Last night I watched your "What is Science Fiction?" video and agreed that Star Wars wasn't really sci-fi, but this morning I woke up and I saw what it was that made it science fiction; not the Force (which is pure magic), which would be the flashy fabulist element that you would expect would be the key. But the fabulist technology that impinges upon people's lives is interstellar travel and hyperspace technology. It forces a lot of extremely disparate peoples together, and allows the technology for the formation of the Evil Stellar Empire; the Death Star is the key technology to illustrate that.

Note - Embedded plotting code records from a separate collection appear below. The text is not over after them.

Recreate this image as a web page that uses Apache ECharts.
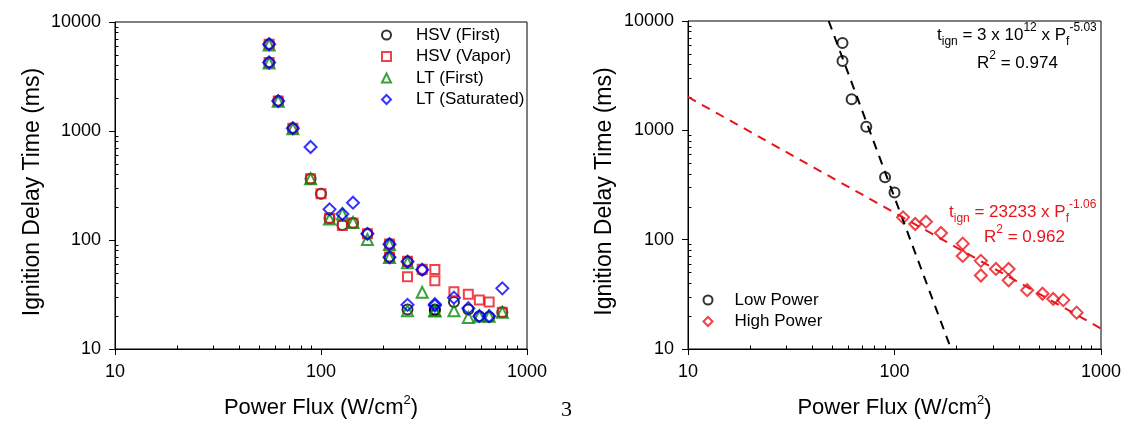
<!DOCTYPE html>
<html>
<head>
<meta charset="utf-8">
<script src="https://cdn.jsdelivr.net/npm/echarts@6/dist/echarts.min.js"></script>
<style>
  html, body { margin: 0; padding: 0; background: #fff; }
  #chart { width: 1135px; height: 427px; }
</style>
</head>
<body>
<div id="chart"></div>
<script>
// left panel: power flux of each run (W/cm2), shared by the four series
const flux = [56, 56, 62, 73, 89, 100, 110, 127, 143, 168, 215, 215, 263, 263, 310, 357, 357, 442, 519, 587, 655, 759];
const hsvFirst = [6250, 4250, 1880, 1060, 365, 265, 158, 137, 143, 114, 92, 70, 63, 23, 53, 23, 22.7, 27, 23, 20, 19.7, 21.7];
const hsvVapor = [6250, 4250, 1880, 1060, 365, 265, 158, 136, 143, 114, 92, 70, 64, 46, 54, 53.5, 42.2, 33.6, 31.8, 28.2, 27, 21.7];
const ltFirst = [6150, 4200, 1870, 1050, 365, null, 156, 173, 145, 101, 91, 69, 62, 22.4, 33.1, 22.5, 22.3, 22.4, 19.5, 20, 20, 21.7];
const ltSaturated = [6250, 4250, 1880, 1060, 713, null, 191, 173, 220, 114, 91.5, 69.3, 63.4, 25.4, 53.4, 25.8, 25, 29.6, 23.7, 20, 20, 36];

// right panel
const lowFlux = [56, 56, 62, 73, 90, 100];
const lowDelay = [6300, 4300, 1920, 1080, 372, 270];
const highFlux = [110, 126, 142, 168, 214, 214, 262, 262, 310, 357, 357, 439, 521, 587, 657, 762];
const highDelay = [160, 139, 146, 115, 92, 71, 64, 47, 54, 54, 42.5, 34.5, 32, 28.7, 28, 21.5];

// end points of the two dashed power-law fits
const fitLowFlux = [48, 188];
const fitLowDelay = [10000, 10];
const fitHighFlux = [10, 1000];
const fitHighDelay = [2020, 15.4];

// minor tick positions
const minorFlux = [20, 30, 40, 50, 60, 70, 80, 90, 200, 300, 400, 500, 600, 700, 800, 900];
const minorDelay = [20, 30, 40, 50, 60, 70, 80, 90, 200, 300, 400, 500, 600, 700, 800, 900,
  2000, 3000, 4000, 5000, 6000, 7000, 8000, 9000];

const leftNames = ['HSV (First)', 'HSV (Vapor)', 'LT (First)', 'LT (Saturated)'];
const rightNames = ['Low Power', 'High Power'];

const font = 'Liberation Sans, Arial, sans-serif';
const RED = '#e8141b';

function pairs(xs, ys) {
  return xs.map((x, i) => [x, ys[i]]).filter(p => p[1] != null);
}

function fluxAxis(gridIndex) {
  return {
    type: 'log', gridIndex: gridIndex, min: 10, max: 1000, position: 'bottom',
    axisLine: { show: true, onZero: false, lineStyle: { color: '#000', width: 1 } },
    axisTick: { show: true, inside: false, length: 6, lineStyle: { color: '#000' } },
    axisLabel: { color: '#000', fontSize: 18, fontFamily: font, margin: 14, formatter: v => String(v) },
    splitLine: { show: false },
    name: 'Power Flux (W/cm{sup|2})',
    nameLocation: 'middle', nameGap: 45,
    nameTextStyle: {
      fontSize: 22, fontFamily: font, color: '#000', lineHeight: 28,
      rich: { sup: { fontSize: 13, fontFamily: font, color: '#000', verticalAlign: 'top' } }
    }
  };
}
function delayAxis(gridIndex, gap) {
  return {
    type: 'log', gridIndex: gridIndex, min: 10, max: 10000, position: 'left',
    axisLine: { show: true, onZero: false, lineStyle: { color: '#000', width: 1 } },
    axisTick: { show: true, inside: false, length: 6, lineStyle: { color: '#000' } },
    axisLabel: { color: '#000', fontSize: 18, fontFamily: font, margin: 14, formatter: v => String(v) },
    splitLine: { show: false },
    name: 'Ignition Delay Time (ms)',
    nameLocation: 'middle', nameGap: gap,
    nameTextStyle: { fontSize: 23, fontFamily: font, color: '#000', padding: [0, 13, 0, 0] }
  };
}
// inward minor ticks: a linear axis laid over the log axis, running in log10 units
function minorAxis(gridIndex, pos, min, max, values) {
  return {
    type: 'value', gridIndex: gridIndex, min: Math.log10(min), max: Math.log10(max), position: pos,
    axisLine: { show: false, onZero: false },
    axisLabel: { show: false },
    axisTick: { show: true, inside: true, length: 3.5, customValues: values.map(Math.log10), lineStyle: { color: '#000' } },
    splitLine: { show: false }
  };
}

function scatter(name, symbol, size, color, data, xi, yi) {
  return {
    type: 'scatter', name: name, symbol: symbol, symbolSize: size,
    xAxisIndex: xi, yAxisIndex: yi, data: data,
    itemStyle: { color: 'rgba(0,0,0,0)', borderColor: color, borderWidth: 2 },
    emphasis: { disabled: true }
  };
}
function fitLine(xs, ys, color) {
  return {
    type: 'line', xAxisIndex: 2, yAxisIndex: 2, data: pairs(xs, ys),
    symbol: 'none', silent: true,
    lineStyle: { color: color, width: 2, type: [9, 7] }
  };
}

function legend(names, left, top, pad) {
  return {
    data: names, orient: 'vertical', left: left, top: top, padding: 0,
    itemWidth: 9, itemHeight: 9, itemGap: 4.5, selectedMode: false,
    itemStyle: { borderWidth: 2 },
    textStyle: { fontSize: 17, fontFamily: font, color: '#000', lineHeight: 17, padding: [0, 0, 0, pad] }
  };
}

const eqRich = {
  i: { fontSize: 17, fontFamily: font, lineHeight: 26 },
  sub: { fontSize: 12, fontFamily: font, verticalAlign: 'bottom' },
  sup: { fontSize: 12, fontFamily: font, verticalAlign: 'top' }
};
function note(text, left, top, color) {
  return { type: 'text', left: left, top: top, style: { text: text, rich: eqRich, fill: color } };
}

const option = {
  backgroundColor: '#fff',
  animation: false,
  grid: [
    { left: 115, top: 22, width: 412, height: 333, show: true, borderColor: '#000', borderWidth: 1 },
    { left: 688, top: 21, width: 413, height: 334, show: true, borderColor: '#000', borderWidth: 1 }
  ],
  xAxis: [
    fluxAxis(0), minorAxis(0, 'bottom', 10, 1000, minorFlux),
    fluxAxis(1), minorAxis(1, 'bottom', 10, 1000, minorFlux)
  ],
  yAxis: [
    delayAxis(0, 71), minorAxis(0, 'left', 10, 10000, minorDelay),
    delayAxis(1, 72), minorAxis(1, 'left', 10, 10000, minorDelay)
  ],
  legend: [legend(leftNames, 381, 26.5, 20), legend(rightNames, 702.5, 291.5, 17)],
  series: [
    scatter(leftNames[0], 'circle', 10, '#000', pairs(flux, hsvFirst), 0, 0),
    scatter(leftNames[1], 'rect', 9, RED, pairs(flux, hsvVapor), 0, 0),
    scatter(leftNames[2], 'triangle', 11, '#0a8a0a', pairs(flux, ltFirst), 0, 0),
    scatter(leftNames[3], 'diamond', 12, '#0000ff', pairs(flux, ltSaturated), 0, 0),
    fitLine(fitLowFlux, fitLowDelay, '#000'),
    fitLine(fitHighFlux, fitHighDelay, RED),
    scatter(rightNames[0], 'circle', 10, '#000', pairs(lowFlux, lowDelay), 2, 2),
    scatter(rightNames[1], 'diamond', 12, RED, pairs(highFlux, highDelay), 2, 2)
  ],
  graphic: [
    note('{i|t}{sub|ign}{i| = 3 x 10}{sup|12}{i| x P}{sub|f}{sup|-5.03}', 937, 22, '#000'),
    note('{i|R}{sup|2}{i| = 0.974}', 977, 50, '#000'),
    note('{i|t}{sub|ign}{i| = 23233 x P}{sub|f}{sup|-1.06}', 949, 199, RED),
    note('{i|R}{sup|2}{i| = 0.962}', 984, 224, RED),
    { type: 'text', left: 561, top: 399, style: { text: '3', fontSize: 22, fontFamily: 'Liberation Serif, Times New Roman, serif', fill: '#000' } }
  ]
};

const chart = echarts.init(document.getElementById('chart'));
chart.setOption(option);
window.addEventListener('resize', () => chart.resize());
</script>
</body>
</html>
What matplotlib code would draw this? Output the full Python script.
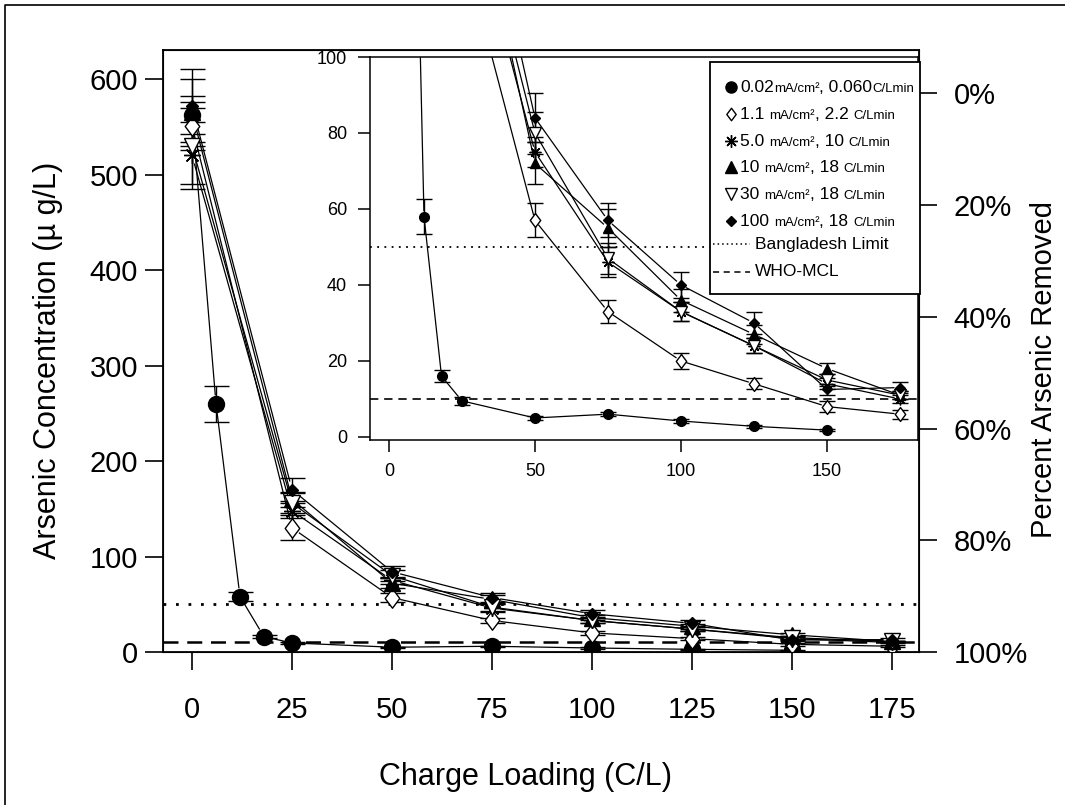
import numpy as np
import matplotlib
matplotlib.use('Agg')
import matplotlib.pyplot as plt
from matplotlib.lines import Line2D
from matplotlib.patches import Rectangle
from matplotlib.path import Path as MPath

plt.rcParams['font.family'] = ['Liberation Sans', 'DejaVu Sans']

# ---- data ----
x_low = [0, 6, 12, 18, 25, 50, 75, 100, 125, 150]
y_low = [562, 260, 58, 16, 9.5, 5, 6, 4.2, 2.8, 1.8]
e_low = [20, 19, 4.5, 1.5, 1, 0.6, 0.6, 0.6, 0.4, 0.3]

x_std = [0, 25, 50, 75, 100, 125, 150, 175]
y_1 = [551, 130, 57, 33, 20, 14, 8, 6]
e_1 = [25, 13, 4.5, 3, 2, 1.5, 1.5, 1.2]
y_5 = [520, 148, 75, 46, 33, 24, 14, 10]
e_5 = [35, 8, 4, 4, 2.5, 2, 1.5, 1]
y_10 = [565, 160, 72, 55, 36, 27, 18, 11]
e_10 = [35, 8, 5.5, 5, 3, 2.5, 1.5, 1]
y_30 = [530, 156, 80, 47, 33, 24, 15, 11]
e_30 = [40, 10, 5.5, 4, 2.5, 2, 1.5, 1]
y_100 = [572, 170, 84, 57, 40, 30, 12.5, 13]
e_100 = [38, 12, 6.5, 4.5, 3.5, 3, 1.5, 1.5]

bangladesh = 50
who_mcl = 10
c0 = 585.0  # concentration that maps to 0 % removed

leg_current = ['0.02', '1.1 ', '5.0 ', '10 ', '30 ', '100 ']
leg_rate = [', 0.060', ', 2.2 ', ', 10 ', ', 18 ', ', 18 ', ', 18 ']

W, H = 1065, 805
fig = plt.figure(figsize=(W / 100, H / 100), dpi=100)


def fx(px):
    return px / W


def fy(py):
    return 1 - py / H


diamond = MPath([(0, 1), (0.75, 0), (0, -1), (-0.75, 0), (0, 1)],
                [1, 2, 2, 2, 79])
styles = [
    dict(marker='o', mfc='k'),
    dict(marker=diamond, mfc='white'),
    dict(marker=(8, 2, 0), mfc='k'),
    dict(marker='^', mfc='k'),
    dict(marker='v', mfc='white'),
    dict(marker='D', mfc='k'),
]
msize_main = [11.5, 14, 12, 11, 12, 6.5]
msize_ins = [7, 10, 8.5, 7.5, 8, 5]


def gap_plot(ax, x, y, gap):
    pts = ax.transData.transform(np.column_stack([x, y]))
    inv = ax.transData.inverted()
    for p0, p1 in zip(pts[:-1], pts[1:]):
        d = np.hypot(*(p1 - p0))
        if d <= 2 * gap:
            continue
        u = (p1 - p0) / d
        seg = inv.transform(np.array([p0 + u * gap, p1 - u * gap]))
        ax.plot(seg[:, 0], seg[:, 1], color='k', lw=0.9, zorder=2)


def draw_series(ax, sizes, gap, cap):
    data = [(x_low, y_low, e_low), (x_std, y_1, e_1), (x_std, y_5, e_5),
            (x_std, y_10, e_10), (x_std, y_30, e_30), (x_std, y_100, e_100)]
    for (x, y, e), st, ms in zip(data, styles, sizes):
        gap_plot(ax, x, y, gap)
        ax.errorbar(x, y, yerr=e, fmt='none', ecolor='k', elinewidth=1.0,
                    capsize=cap, capthick=1.0, zorder=3)
        ax.plot(x, y, ls='none', marker=st['marker'], mfc=st['mfc'],
                mec='k', mew=1.0, ms=ms, zorder=4)


# ---- page frame ----
fig.add_artist(Line2D([fx(5), fx(5), 1.0], [0.0, fy(5), fy(5)],
                      transform=fig.transFigure, color='k', lw=1.2))

# ---- main axes ----
ax = fig.add_axes([fx(163), fy(652), fx(919) - fx(163), fy(50) - fy(652)])
ax.set_xlim(-7.25, 181.75)
ax.set_ylim(0, 630.4)
ax.set_xticks(range(0, 176, 25))
ax.set_yticks(range(0, 601, 100))
ax.tick_params(direction='out', length=13, width=1.2, labelsize=21, pad=5)
ax.tick_params(axis='x', pad=19)
for s in ax.spines.values():
    s.set_linewidth(1.3)
ax.axhline(bangladesh, color='k', ls=(0, (1, 3.5)), lw=2, zorder=1)
ax.axhline(who_mcl, color='k', ls=(0, (6, 3.5)), lw=1.8, zorder=1)
draw_series(ax, msize_main, 9, 9)
ax.set_ylabel('Arsenic Concentration (µ g/L)', fontsize=22)
ax.yaxis.set_label_coords(-0.132, 0.485)
ax.set_xlabel('Charge Loading (C/L)', fontsize=22)
ax.xaxis.set_label_coords(0.48, -0.182)

# right axis: percent removed
ax2 = ax.twinx()
ax2.set_ylim(100, 100 * (1 - 630.4 / c0))
ax2.set_yticks(range(0, 101, 20))
ax2.set_yticklabels([f'{v}%' for v in range(0, 101, 20)])
ax2.tick_params(direction='out', length=13, width=1.2, labelsize=21, pad=12)
ax2.set_ylabel('Percent Arsenic Removed', fontsize=21, rotation=90)
ax2.yaxis.set_label_coords(1.147, 0.47)

# ---- inset ----
ins = fig.add_axes([fx(370), fy(440), fx(918) - fx(370), fy(57) - fy(440)])
ins.set_xlim(-6.5, 181.2)
ins.set_ylim(-0.8, 100)
ins.set_xticks([0, 50, 100, 150])
ins.set_yticks(range(0, 101, 20))
ins.tick_params(direction='out', length=8.5, width=1.1, labelsize=13, pad=8)
for s in ins.spines.values():
    s.set_linewidth(1.1)
ins.axhline(bangladesh, color='k', ls=(0, (1, 3)), lw=1.3, zorder=1)
ins.axhline(who_mcl, color='k', ls=(0, (5, 3.5)), lw=1.2, zorder=1)
draw_series(ins, msize_ins, 6, 6)

# ---- legend drawn by hand ----
fig.add_artist(Rectangle((fx(710), fy(294)), fx(920) - fx(710), fy(62) - fy(294),
                         transform=fig.transFigure, fc='white', ec='k', lw=1.3,
                         zorder=10))
renderer = fig.canvas.get_renderer()
rows_y = [87, 114, 141, 167, 194, 221]
leg_ms = [8, 9, 9, 8, 8.5, 5]
for cur, rate, st, ms, ry in zip(leg_current, leg_rate, styles, leg_ms, rows_y):
    fig.add_artist(Line2D([fx(731)], [fy(ry)], transform=fig.transFigure,
                          marker=st['marker'], mfc=st['mfc'], mec='k', mew=1.0,
                          ms=ms, ls='none', zorder=11))
    xpos = 740
    for piece, fs in [(cur, 12.5), ('mA/cm²', 9.5), (rate, 12.5), ('C/Lmin', 9.5)]:
        t = fig.text(fx(xpos), fy(ry + 5), piece, fontsize=fs, va='baseline',
                     zorder=11)
        xpos = t.get_window_extent(renderer).x1
for ry, ls, txt in [(244, (0, (1, 2)), 'Bangladesh Limit'),
                    (272, (0, (4, 3)), 'WHO-MCL')]:
    fig.add_artist(Line2D([fx(713), fx(750)], [fy(ry), fy(ry)],
                          transform=fig.transFigure, color='k', lw=1.1,
                          ls=ls, zorder=11))
    fig.text(fx(755), fy(ry), txt, fontsize=12.5, va='center', zorder=11)

fig.savefig('out.png', dpi=100)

The political issues it asked us to confront are not easy for a modern audience to see. One was sexism; Leia is a leader of the Rebel Alliance, not any of the boys, and she was cleverer than all of them in many ways; which was not the way things were done in movies in the 1970s, even in science fiction – if you don't believe me, watch Blade Runner and Soylent Green, for example. The second was racism; ironically, because of the racist overtones that Star Wars has been rightfully called out for; but did you notice that no non-human aliens prospered under the Galactic Empire? The third was the nuclear arms race, which the Death Star, the power to destroy worlds, represented. Even the (infuriatingly bad) prequel movies dealt (badly) with how people allow their civil liberties to be tromped over in order have the illusion of security, which is how Palpatine was elected the Supreme Chancellor in the first place. So I would agree with you that it's barely science fiction, but it is science fiction by your own rules.

I'm enjoying your theories, and discussing/debating them. I hope I'm not coming across like I'm trying to be a jerk. I like being asked to think about these things. Thank you again for a thought-provoking video!